SIMS, Chief Justice.

The sole question for determination on this appeal is whether an action for wrongful death is transitory or local, and whether § 78 or § 74 of the Civil Code of Practice governs the venue thereof. The Fayette Circuit Court held the action was transitory, sustained appellee’s motion to quash the service, as well as her special demurrer, and dismissed the petition for lack of jurisdiction over the person of defendant and over the subject matter of the action.

There is no contrariety in the facts. On January 1, 1951, Jackie Ray Cottengim, appellant’s decedent, and Ernest B. Adams, appellee’s decedent, were both killed in Fayette County in a crash of an airplane owned and operated by Adams in which Cottengim was riding as a guest.. Both men were residents of Clark County, and as each died intestate, the Clark County Court appointed appellant administrator of the estate of Cottengim, and appellee adminis-tratrix of the estate of Adams. Cottingim’s administrator sued Adams’ administratrix in the Fayette Circuit Court for $51,000 damages, the petition averring the crash was caused by the negligence of Adams.

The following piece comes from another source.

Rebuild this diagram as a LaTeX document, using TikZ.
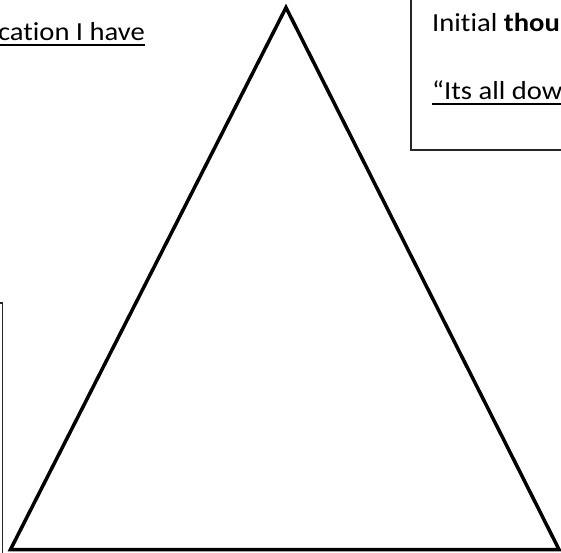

Service of the summons was had in Clark County on Adams’ administratrix. She filed motion to quash, also a special demurrer challenging the jurisdiction of the court, both of which were sustained on the ground that the action was transitory and under § 78 of the Civil Code of. Practice must be brought in the county in which the defendant resides or is summoned. Appellant insists that the action is local and under § 74 of the Civil Code of Practice may be brought either in the county where the decedent was killed or where the defendant resides; and as the crash occurred in Fay-ette County, he properly brought his action in the Fayette Circuit Court.

Counsel for both appellant and appellee say this question has never been directly be*638fore this court, aijd we do not find in our limited research where it has. It is argued by appellant that there is no difference between a negligent act which causes death and one which results only in injury to the person, except in degree.

Where a person is killed by the wrongful act of another, the personal representative of the deceased may elect whether to sue to recover damages for the wrongful death of his decedent or to sue to recover damages for the pain and suffering of his decedent, but he cannot sue to recover damages for both wrongful death and for pain and suffering. Square Deal Cartage Co. v. Smith’s Adm’r, 307 Ky. 135, 210 S.W.2d 340. There could be no possible reason for the Legislature to make a distinction in the venue of the two actions both of which grow out of the same state of facts which affect directly the same victim. We think the Legislature in § 74 in making the venue local in a personal injury action and limiting- it to “the county in which the defendant resides, or in which the injury is done" certainly intended to include death as well as personal injury in the phrase “in which the injury is done.”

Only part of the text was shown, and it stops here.